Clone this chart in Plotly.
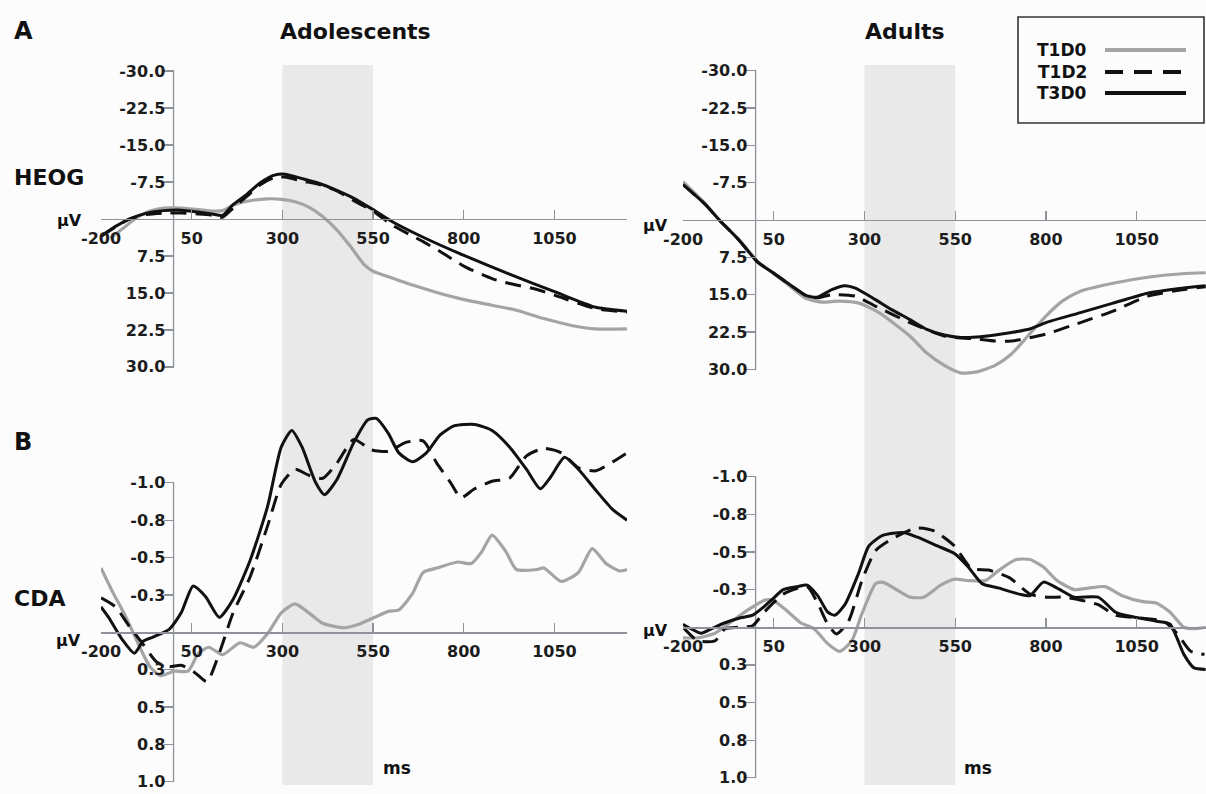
import plotly.graph_objects as go

W, H = 1206, 794

# ---------------- data ----------------
# HEOG, Adolescents
heog_ado_t3d0_t = [-200, -160, -122, -74, -27, 21, 69, 107, 135, 164, 202, 240, 278, 307, 354, 402, 450, 497, 550, 602, 688, 804, 926, 1052, 1164, 1250]
heog_ado_t3d0_v = [3.5, 1.5, 0.0, -1.2, -1.7, -1.8, -1.4, -1.0, -0.75, -2.9, -5.0, -7.4, -8.9, -9.1, -8.2, -7.2, -5.8, -4.2, -1.9, 0.5, 3.7, 7.5, 11.2, 14.8, 17.9, 18.7]
heog_ado_t1d2_t = [-200, -122, -74, -27, 21, 69, 107, 135, 164, 202, 240, 278, 307, 354, 402, 450, 497, 550, 602, 688, 735, 804, 878, 926, 992, 1052, 1164, 1250]
heog_ado_t1d2_v = [3.5, 0.0, -0.9, -1.2, -1.2, -1.0, -0.75, -0.35, -2.2, -4.6, -7.0, -8.4, -8.5, -7.7, -7.0, -5.7, -3.7, -1.6, 1.2, 4.6, 6.6, 9.7, 12.1, 13.1, 14.1, 15.5, 18.2, 18.9]
heog_ado_t1d0_t = [-174, -141, -103, -65, -27, 21, 69, 107, 135, 164, 202, 259, 297, 335, 373, 411, 450, 488, 526, 550, 592, 659, 735, 804, 878, 945, 1021, 1097, 1164, 1250]
heog_ado_t1d0_v = [3.9, 2.0, -0.2, -1.6, -2.2, -2.2, -1.9, -1.6, -1.7, -2.8, -3.6, -4.1, -4.0, -3.5, -2.4, -0.5, 2.2, 5.6, 9.3, 10.6, 11.7, 13.4, 15.1, 16.4, 17.5, 18.5, 20.2, 21.6, 22.3, 22.3]

# HEOG, Adults
heog_adu_t3d0_t = [-200, -140, -100, -45, 5, 50, 95, 140, 170, 210, 245, 275, 330, 375, 425, 470, 520, 565, 610, 660, 705, 755, 800, 895, 985, 1080, 1175, 1240]
heog_adu_t3d0_v = [-7.1, -3.2, 0.0, 4.1, 8.4, 10.7, 13.0, 15.2, 15.5, 14.0, 13.2, 13.7, 16.0, 18.0, 20.0, 21.9, 23.1, 23.6, 23.5, 23.1, 22.6, 21.9, 20.6, 18.6, 16.7, 14.7, 13.7, 13.2]
heog_adu_t1d2_t = [-200, -140, -100, -45, 5, 50, 95, 140, 170, 210, 275, 330, 425, 520, 610, 660, 705, 800, 895, 985, 1080, 1175, 1240]
heog_adu_t1d2_v = [-7.1, -3.2, 0.0, 4.1, 8.4, 10.7, 13.0, 15.2, 15.6, 15.0, 15.3, 17.3, 20.6, 23.3, 23.9, 24.3, 24.3, 22.9, 20.6, 18.3, 15.3, 14.0, 13.4]
heog_adu_t1d0_t = [-200, -140, -100, -45, 5, 50, 95, 140, 185, 230, 285, 340, 425, 470, 520, 565, 610, 660, 705, 755, 800, 845, 895, 985, 1080, 1175, 1240]
heog_adu_t1d0_v = [-7.7, -3.4, 0.0, 4.0, 8.3, 10.8, 13.3, 15.8, 16.5, 16.3, 16.7, 18.6, 23.3, 26.6, 29.2, 30.7, 30.5, 29.2, 26.9, 22.9, 19.3, 16.3, 14.3, 12.7, 11.5, 10.8, 10.6]

# CDA, Adolescents
cda_ado_t3d0_t = [-200, -179, -141, -108, -84, -55, -12, 21, 54, 88, 126, 164, 211, 259, 297, 326, 354, 392, 416, 450, 497, 535, 559, 592, 621, 659, 697, 735, 773, 830, 878, 926, 973, 1011, 1040, 1078, 1116, 1164, 1211, 1250]
cda_ado_t3d0_v = [-0.17, -0.10, 0.05, 0.14, 0.06, 0.03, -0.02, -0.13, -0.31, -0.24, -0.10, -0.22, -0.48, -0.84, -1.24, -1.35, -1.24, -1.00, -0.92, -1.02, -1.27, -1.42, -1.43, -1.33, -1.20, -1.14, -1.20, -1.32, -1.38, -1.39, -1.35, -1.24, -1.09, -0.96, -1.04, -1.17, -1.09, -0.95, -0.82, -0.75]
cda_ado_t1d2_t = [-200, -160, -122, -84, -46, -12, 21, 59, 92, 126, 164, 211, 259, 297, 335, 373, 411, 450, 497, 545, 592, 640, 688, 726, 764, 792, 830, 878, 926, 973, 1021, 1069, 1116, 1164, 1211, 1250]
cda_ado_t1d2_v = [-0.23, -0.17, -0.04, 0.08, 0.20, 0.23, 0.22, 0.27, 0.33, 0.14, -0.13, -0.37, -0.71, -0.99, -1.09, -1.05, -1.03, -1.13, -1.29, -1.22, -1.21, -1.27, -1.28, -1.13, -1.00, -0.90, -0.96, -1.01, -1.03, -1.18, -1.23, -1.20, -1.10, -1.08, -1.14, -1.20]
cda_ado_t1d0_t = [-200, -170, -131, -93, -65, -36, 2, 40, 69, 97, 135, 183, 221, 259, 297, 335, 373, 411, 469, 507, 554, 592, 621, 659, 688, 726, 783, 821, 850, 878, 916, 945, 1002, 1021, 1069, 1116, 1154, 1192, 1230, 1250]
cda_ado_t1d0_v = [-0.43, -0.28, -0.10, 0.10, 0.23, 0.29, 0.26, 0.26, 0.14, 0.10, 0.15, 0.07, 0.10, 0.01, -0.13, -0.19, -0.13, -0.06, -0.03, -0.05, -0.10, -0.14, -0.15, -0.26, -0.40, -0.43, -0.47, -0.46, -0.54, -0.65, -0.54, -0.42, -0.42, -0.43, -0.34, -0.40, -0.56, -0.46, -0.41, -0.42]

# CDA, Adults
cda_adu_t3d0_t = [-200, -178, -150, -122, -84, -46, -8, 20, 48, 76, 114, 142, 171, 199, 218, 246, 284, 312, 350, 407, 444, 501, 548, 586, 624, 671, 727, 756, 793, 831, 878, 944, 992, 1039, 1105, 1142, 1180, 1208, 1240]
cda_adu_t3d0_v = [-0.02, 0.01, 0.04, 0.01, -0.03, -0.06, -0.08, -0.13, -0.19, -0.25, -0.27, -0.28, -0.21, -0.10, -0.08, -0.15, -0.36, -0.54, -0.61, -0.63, -0.60, -0.54, -0.49, -0.40, -0.29, -0.26, -0.22, -0.21, -0.30, -0.26, -0.20, -0.20, -0.10, -0.07, -0.04, -0.02, 0.18, 0.27, 0.28]
cda_adu_t1d2_t = [-200, -159, -112, -84, -46, -8, 20, 48, 76, 142, 171, 199, 223, 256, 293, 331, 378, 444, 492, 548, 595, 642, 699, 756, 803, 850, 897, 944, 992, 1067, 1124, 1161, 1199, 1237]
cda_adu_t1d2_v = [0.0, 0.09, 0.09, 0.01, 0.0, -0.01, -0.09, -0.16, -0.22, -0.27, -0.16, -0.02, 0.045, -0.04, -0.31, -0.51, -0.59, -0.66, -0.64, -0.54, -0.39, -0.38, -0.33, -0.22, -0.20, -0.20, -0.18, -0.15, -0.08, -0.06, -0.04, 0.04, 0.16, 0.18]
cda_adu_t1d0_t = [-200, -159, -112, -65, -18, 25, 48, 86, 124, 161, 199, 232, 265, 293, 331, 350, 388, 425, 463, 510, 548, 586, 633, 671, 718, 756, 793, 831, 878, 916, 963, 1010, 1067, 1105, 1142, 1180, 1208, 1240]
cda_adu_t1d0_v = [0.07, 0.07, 0.04, -0.04, -0.12, -0.18, -0.18, -0.11, -0.03, 0.01, 0.11, 0.16, 0.09, -0.09, -0.29, -0.30, -0.25, -0.20, -0.20, -0.28, -0.32, -0.31, -0.31, -0.38, -0.45, -0.45, -0.40, -0.31, -0.25, -0.26, -0.27, -0.21, -0.17, -0.16, -0.10, 0.0, 0.01, 0.0]

series_names = ["T1D0", "T1D2", "T3D0"]
x_tickvals = [-200, 50, 300, 550, 800, 1050]
heog_tickvals = [-30, -22.5, -15, -7.5, 7.5, 15, 22.5, 30]
heog_ticktext = ["-30.0", "-22.5", "-15.0", "-7.5", "7.5", "15.0", "22.5", "30.0"]
cda_tickvals = [-1.0, -0.75, -0.5, -0.25, 0.25, 0.5, 0.75, 1.0]
cda_ticktext = ["-1.0", "-0.8", "-0.5", "-0.3", "0.3", "0.5", "0.8", "1.0"]
window = (300, 550)

# ---------------- styles ----------------
GRAY = "#a4a4a4"
BLACK = "#111111"
AXIS = "#8e9399"
SHADE = "#e9e9e9"
BG = "#fcfcfd"
FONT = "DejaVu Sans, Liberation Sans, Arial, sans-serif"
styles = {
    "T1D0": dict(color=GRAY, width=3.2),
    "T1D2": dict(color=BLACK, width=3.0, dash="16px,9px"),
    "T3D0": dict(color=BLACK, width=3.0),
}

# panel geometry in pixels: x domain px, x range, y px of top/bottom, y range (bottom, top)
panels = [
    dict(n="", xd=(101, 627), xr=(-200, 1250), yd=(66.2, 386.6), yr=(34, -31), zero_px=219.0, kind="heog",
         data={"T1D0": (heog_ado_t1d0_t, heog_ado_t1d0_v), "T1D2": (heog_ado_t1d2_t, heog_ado_t1d2_v), "T3D0": (heog_ado_t3d0_t, heog_ado_t3d0_v)}),
    dict(n="2", xd=(683, 1206), xr=(-200, 1241), yd=(65.6, 389.3), yr=(34, -31), zero_px=220.0, kind="heog",
         data={"T1D0": (heog_adu_t1d0_t, heog_adu_t1d0_v), "T1D2": (heog_adu_t1d2_t, heog_adu_t1d2_v), "T3D0": (heog_adu_t3d0_t, heog_adu_t3d0_v)}),
    dict(n="3", xd=(101, 627), xr=(-200, 1250), yd=(408.0, 789.3), yr=(1.05, -1.5), zero_px=632.3, kind="cda",
         data={"T1D0": (cda_ado_t1d0_t, cda_ado_t1d0_v), "T1D2": (cda_ado_t1d2_t, cda_ado_t1d2_v), "T3D0": (cda_ado_t3d0_t, cda_ado_t3d0_v)}),
    dict(n="4", xd=(683, 1206), xr=(-200, 1241), yd=(401.5, 785.3), yr=(1.05, -1.5), zero_px=627.3, kind="cda",
         data={"T1D0": (cda_adu_t1d0_t, cda_adu_t1d0_v), "T1D2": (cda_adu_t1d2_t, cda_adu_t1d2_v), "T3D0": (cda_adu_t3d0_t, cda_adu_t3d0_v)}),
]

fig = go.Figure()
layout = {}
shapes = []
tickfont = dict(family=FONT, size=16, color="#1c1c1c", weight="bold")

for p in panels:
    n = p["n"]
    xa, ya = "x" + n, "y" + n
    xd = [p["xd"][0] / W, p["xd"][1] / W]
    yd = [1 - p["yd"][1] / H, 1 - p["yd"][0] / H]
    x0r, x1r = p["xr"]
    yaxis_pos = xd[0] + (0 - x0r) / (x1r - x0r) * (xd[1] - xd[0])
    xaxis_pos = 1 - p["zero_px"] / H
    for name in series_names:
        t, v = p["data"][name]
        fig.add_trace(go.Scatter(x=t, y=v, mode="lines", name=name, showlegend=False,
                                 line=dict(shape="spline", smoothing=0.6, **styles[name]),
                                 xaxis=xa, yaxis=ya, hoverinfo="skip"))
    layout["xaxis" + n] = dict(domain=xd, range=list(p["xr"]), anchor="free", position=xaxis_pos,
                               automargin=False,
                               showgrid=False, zeroline=False, showline=True, linecolor=AXIS, linewidth=1.3,
                               tickmode="array", tickvals=x_tickvals, ticktext=[str(v) for v in x_tickvals],
                               ticks="inside", ticklen=9, tickwidth=1.3, tickcolor=AXIS,
                               tickfont=tickfont, ticklabelstandoff=4, fixedrange=True)
    if p["kind"] == "heog":
        tv, tt, lim = heog_tickvals, heog_ticktext, 30
    else:
        tv, tt, lim = cda_tickvals, cda_ticktext, 1.0
    layout["yaxis" + n] = dict(domain=yd, range=list(p["yr"]), anchor="free", position=yaxis_pos,
                               automargin=False,
                               showgrid=False, zeroline=False, showline=False,
                               tickmode="array", tickvals=tv, ticktext=tt,
                               ticks="outside", ticklen=10, tickwidth=1.3, tickcolor=AXIS,
                               tickfont=tickfont, ticklabelstandoff=-5, fixedrange=True)
    # vertical axis line (from lowest to highest tick)
    shapes.append(dict(type="line", xref=xa, yref=ya, x0=0, x1=0, y0=-lim, y1=lim,
                       line=dict(color=AXIS, width=1.3), layer="below"))

# shaded analysis window (continuous through both rows of each column)
for xa in ["x", "x2"]:
    shapes.append(dict(type="rect", xref=xa, yref="paper", x0=window[0], x1=window[1],
                       y0=1 - 785 / H, y1=1 - 65 / H, fillcolor=SHADE, line=dict(width=0), layer="below"))

# legend box (text left, line sample right)
shapes.append(dict(type="rect", xref="paper", yref="paper", x0=1018 / W, x1=1204 / W,
                   y0=1 - 123 / H, y1=1 - 17 / H, line=dict(color="#333333", width=1.6),
                   fillcolor="rgba(0,0,0,0)"))
leg_y = [50, 72, 93]
annotations = []
for name, ly in zip(series_names, leg_y):
    st = styles[name]
    ln = dict(color=st["color"], width=4)
    if "dash" in st:
        ln["dash"] = "18px,11px"
    shapes.append(dict(type="line", xref="paper", yref="paper", x0=1105 / W, x1=1186 / W,
                       y0=1 - ly / H, y1=1 - ly / H, line=ln))
    annotations.append(dict(text="<b>%s</b>" % name, x=1089 / W, y=1 - ly / H, xref="paper", yref="paper",
                            xanchor="right", yanchor="middle", showarrow=False,
                            font=dict(family=FONT, size=17, color="#111")))


def label(text, xpx, ypx, size, anchor="center"):
    annotations.append(dict(text="<b>%s</b>" % text, x=xpx / W, y=1 - ypx / H, xref="paper", yref="paper",
                            xanchor=anchor, yanchor="middle", showarrow=False,
                            font=dict(family=FONT, size=size, color="#111")))


label("A", 12, 31, 24, "left")
label("B", 12, 442, 24, "left")
label("Adolescents", 355, 31, 22)
label("Adults", 905, 31, 22)
label("HEOG", 12, 177, 22, "left")
label("CDA", 12, 598, 22, "left")
label("μV", 55, 221, 16, "left")
label("μV", 641, 225, 16, "left")
label("μV", 54, 640, 16, "left")
label("μV", 641, 630, 16, "left")
label("ms", 397, 768, 17)
label("ms", 978, 768, 17)

fig.update_layout(width=W, height=H, margin=dict(l=0, r=0, t=0, b=0, autoexpand=False),
                  paper_bgcolor=BG, plot_bgcolor=BG, showlegend=False, hovermode=False,
                  shapes=shapes, annotations=annotations, **layout)

fig.write_html("out.html", config={"displayModeBar": False, "staticPlot": True},
               post_script="document.body.style.margin='0px';document.body.style.padding='0px';"
                           "document.body.style.overflow='hidden';"
                           "document.documentElement.style.overflow='hidden';")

DIRECTIVE: Your task is to reproduce exactly the lines from the start of the data above through the line containing "W, H = 1206, 794", leaving every picture out.

ANSWER TO THE PROBLEM:
Clone this chart in Plotly.
import plotly.graph_objects as go

W, H = 1206, 794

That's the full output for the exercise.